● WHAT TO PRODUCE
What is needed is an exact copy of the lines from the one containing "Write a Python" to the one containing "from matplotlib.ticker import FuncFormatter", both lines included, and no other lines.

● RECORD SET
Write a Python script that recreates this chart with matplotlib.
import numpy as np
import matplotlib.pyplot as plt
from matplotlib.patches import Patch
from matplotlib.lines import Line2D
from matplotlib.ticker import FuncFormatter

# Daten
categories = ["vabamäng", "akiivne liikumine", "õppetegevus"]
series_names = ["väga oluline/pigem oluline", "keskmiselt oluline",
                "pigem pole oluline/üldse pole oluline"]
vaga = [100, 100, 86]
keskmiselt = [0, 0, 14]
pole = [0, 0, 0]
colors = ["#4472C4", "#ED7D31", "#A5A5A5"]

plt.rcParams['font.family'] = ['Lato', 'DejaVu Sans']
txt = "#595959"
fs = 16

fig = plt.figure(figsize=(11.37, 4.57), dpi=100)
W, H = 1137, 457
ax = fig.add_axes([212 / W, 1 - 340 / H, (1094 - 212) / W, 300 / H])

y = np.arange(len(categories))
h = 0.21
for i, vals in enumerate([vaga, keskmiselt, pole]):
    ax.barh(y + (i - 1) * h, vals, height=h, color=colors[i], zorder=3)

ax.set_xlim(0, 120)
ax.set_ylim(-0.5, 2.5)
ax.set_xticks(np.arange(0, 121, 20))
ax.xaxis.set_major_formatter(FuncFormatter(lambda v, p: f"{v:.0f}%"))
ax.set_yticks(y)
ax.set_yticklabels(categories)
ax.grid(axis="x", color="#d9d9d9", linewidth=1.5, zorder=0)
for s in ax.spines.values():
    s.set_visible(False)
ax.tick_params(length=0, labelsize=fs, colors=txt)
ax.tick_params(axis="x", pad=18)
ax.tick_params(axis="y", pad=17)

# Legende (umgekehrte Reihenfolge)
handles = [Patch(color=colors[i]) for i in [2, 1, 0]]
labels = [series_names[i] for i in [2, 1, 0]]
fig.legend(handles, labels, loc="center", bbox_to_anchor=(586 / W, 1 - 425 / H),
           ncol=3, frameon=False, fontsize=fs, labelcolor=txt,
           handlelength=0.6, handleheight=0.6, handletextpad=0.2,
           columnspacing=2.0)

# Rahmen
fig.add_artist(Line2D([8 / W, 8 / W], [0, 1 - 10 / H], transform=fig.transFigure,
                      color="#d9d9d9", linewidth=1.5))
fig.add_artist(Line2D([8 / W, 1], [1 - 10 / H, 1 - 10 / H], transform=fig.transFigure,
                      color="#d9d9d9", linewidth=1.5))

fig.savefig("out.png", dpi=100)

---

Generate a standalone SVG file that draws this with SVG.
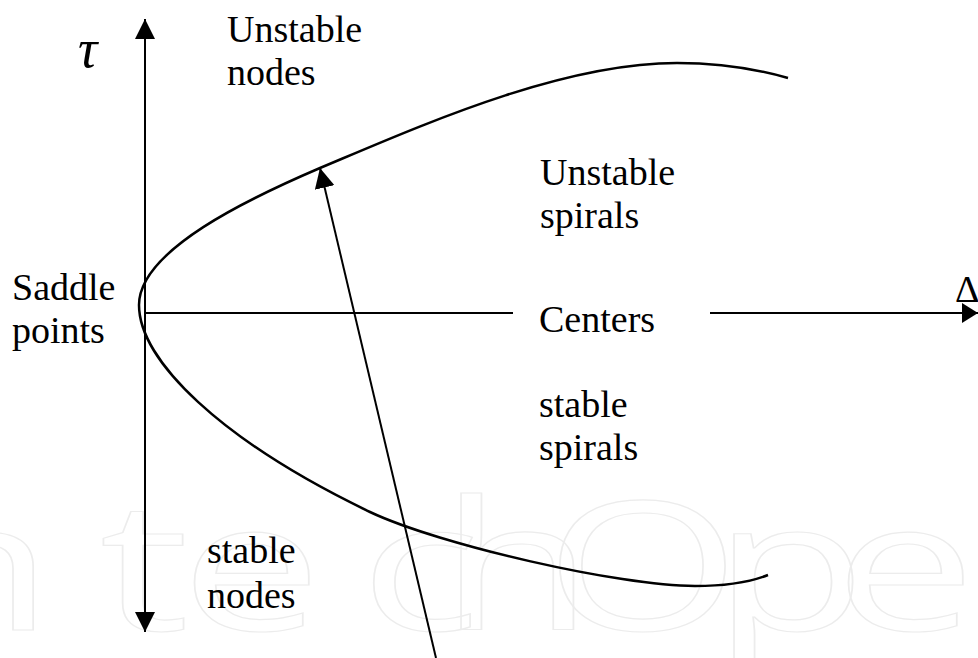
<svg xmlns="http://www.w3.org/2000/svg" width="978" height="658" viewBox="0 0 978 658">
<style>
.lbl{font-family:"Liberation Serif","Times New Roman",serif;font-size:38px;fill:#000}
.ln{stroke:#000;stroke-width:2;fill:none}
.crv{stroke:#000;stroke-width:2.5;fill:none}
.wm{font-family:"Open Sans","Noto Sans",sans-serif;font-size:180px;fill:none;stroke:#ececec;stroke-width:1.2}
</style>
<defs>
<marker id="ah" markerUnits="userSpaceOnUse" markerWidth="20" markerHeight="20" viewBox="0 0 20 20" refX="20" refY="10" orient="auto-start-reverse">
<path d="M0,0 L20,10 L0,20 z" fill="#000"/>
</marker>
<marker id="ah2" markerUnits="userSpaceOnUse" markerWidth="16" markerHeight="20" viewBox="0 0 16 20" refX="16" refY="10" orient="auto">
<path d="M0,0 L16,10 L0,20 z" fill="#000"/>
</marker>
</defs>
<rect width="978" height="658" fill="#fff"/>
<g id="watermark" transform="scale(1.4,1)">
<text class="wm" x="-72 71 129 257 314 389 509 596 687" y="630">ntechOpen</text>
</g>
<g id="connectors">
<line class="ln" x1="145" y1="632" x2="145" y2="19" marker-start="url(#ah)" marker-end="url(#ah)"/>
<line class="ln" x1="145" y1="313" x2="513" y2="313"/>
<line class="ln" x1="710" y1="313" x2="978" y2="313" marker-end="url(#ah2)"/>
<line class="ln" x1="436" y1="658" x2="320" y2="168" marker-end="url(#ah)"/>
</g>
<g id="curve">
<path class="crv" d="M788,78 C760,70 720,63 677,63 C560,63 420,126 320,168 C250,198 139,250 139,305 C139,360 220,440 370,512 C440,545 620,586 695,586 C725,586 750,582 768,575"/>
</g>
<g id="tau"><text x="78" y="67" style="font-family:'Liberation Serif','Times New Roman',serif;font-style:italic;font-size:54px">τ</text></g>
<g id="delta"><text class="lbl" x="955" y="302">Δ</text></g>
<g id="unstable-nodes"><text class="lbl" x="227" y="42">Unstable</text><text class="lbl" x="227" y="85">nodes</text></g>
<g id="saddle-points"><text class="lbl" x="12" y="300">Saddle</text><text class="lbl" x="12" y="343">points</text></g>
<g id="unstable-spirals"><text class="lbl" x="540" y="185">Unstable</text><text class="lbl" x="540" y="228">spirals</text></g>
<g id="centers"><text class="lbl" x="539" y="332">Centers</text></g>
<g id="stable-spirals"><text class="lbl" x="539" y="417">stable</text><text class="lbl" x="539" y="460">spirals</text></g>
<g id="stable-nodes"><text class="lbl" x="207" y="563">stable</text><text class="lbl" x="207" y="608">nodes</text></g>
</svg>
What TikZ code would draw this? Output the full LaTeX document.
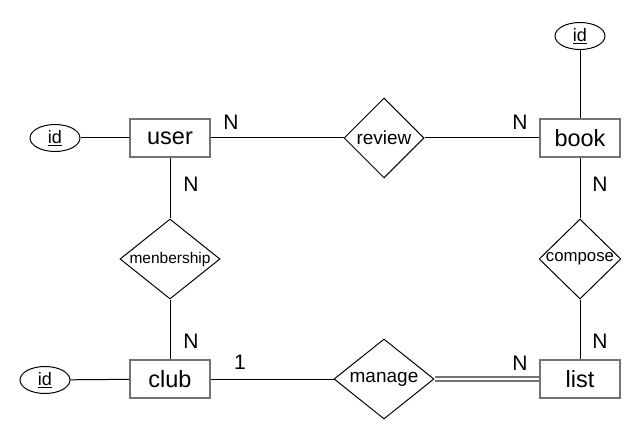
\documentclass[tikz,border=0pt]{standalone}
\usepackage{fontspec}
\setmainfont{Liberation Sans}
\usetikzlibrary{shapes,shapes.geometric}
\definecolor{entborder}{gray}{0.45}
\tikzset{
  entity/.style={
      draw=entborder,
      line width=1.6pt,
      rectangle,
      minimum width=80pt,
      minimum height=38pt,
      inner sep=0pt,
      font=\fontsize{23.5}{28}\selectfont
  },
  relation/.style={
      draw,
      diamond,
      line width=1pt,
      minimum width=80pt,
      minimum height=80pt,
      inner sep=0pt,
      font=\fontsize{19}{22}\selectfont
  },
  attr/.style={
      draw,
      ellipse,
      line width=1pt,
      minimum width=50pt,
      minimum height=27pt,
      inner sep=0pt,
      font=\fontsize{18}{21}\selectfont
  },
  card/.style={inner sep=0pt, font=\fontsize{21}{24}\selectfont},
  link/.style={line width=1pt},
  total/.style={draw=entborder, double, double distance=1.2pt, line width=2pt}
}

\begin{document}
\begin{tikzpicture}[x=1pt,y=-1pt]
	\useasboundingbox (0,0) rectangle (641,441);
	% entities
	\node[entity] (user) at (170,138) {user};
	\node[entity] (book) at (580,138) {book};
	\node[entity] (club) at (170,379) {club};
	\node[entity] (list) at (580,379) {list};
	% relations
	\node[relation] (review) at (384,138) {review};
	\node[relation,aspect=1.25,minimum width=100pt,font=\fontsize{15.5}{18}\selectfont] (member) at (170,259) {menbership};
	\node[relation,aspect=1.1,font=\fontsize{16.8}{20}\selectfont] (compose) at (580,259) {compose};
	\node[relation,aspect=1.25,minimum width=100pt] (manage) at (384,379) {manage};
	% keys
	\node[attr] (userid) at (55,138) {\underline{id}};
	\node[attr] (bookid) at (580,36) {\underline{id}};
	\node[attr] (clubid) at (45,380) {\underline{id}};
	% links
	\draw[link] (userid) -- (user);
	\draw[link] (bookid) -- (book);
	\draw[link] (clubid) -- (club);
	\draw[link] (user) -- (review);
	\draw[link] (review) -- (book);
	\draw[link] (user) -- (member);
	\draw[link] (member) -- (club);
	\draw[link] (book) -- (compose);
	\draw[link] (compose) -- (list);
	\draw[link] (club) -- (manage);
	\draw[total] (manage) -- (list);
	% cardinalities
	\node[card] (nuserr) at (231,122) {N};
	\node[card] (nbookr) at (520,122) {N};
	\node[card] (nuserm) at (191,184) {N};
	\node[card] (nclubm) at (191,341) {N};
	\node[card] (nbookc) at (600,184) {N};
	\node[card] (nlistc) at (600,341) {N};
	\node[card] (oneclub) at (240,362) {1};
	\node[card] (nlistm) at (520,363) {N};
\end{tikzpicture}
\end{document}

---

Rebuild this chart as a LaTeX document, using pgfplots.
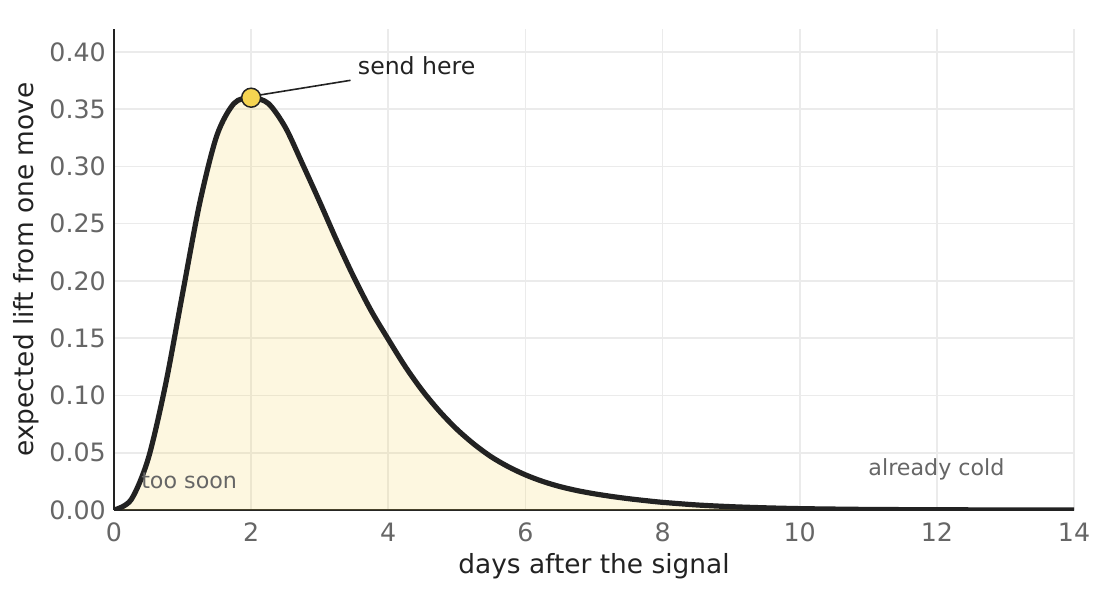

● PROBLEM SOLUTION
Write a Python script that recreates this chart with matplotlib.
import numpy as np
import matplotlib.pyplot as plt
from matplotlib.patches import Patch
from matplotlib.lines import Line2D
from matplotlib.ticker import FuncFormatter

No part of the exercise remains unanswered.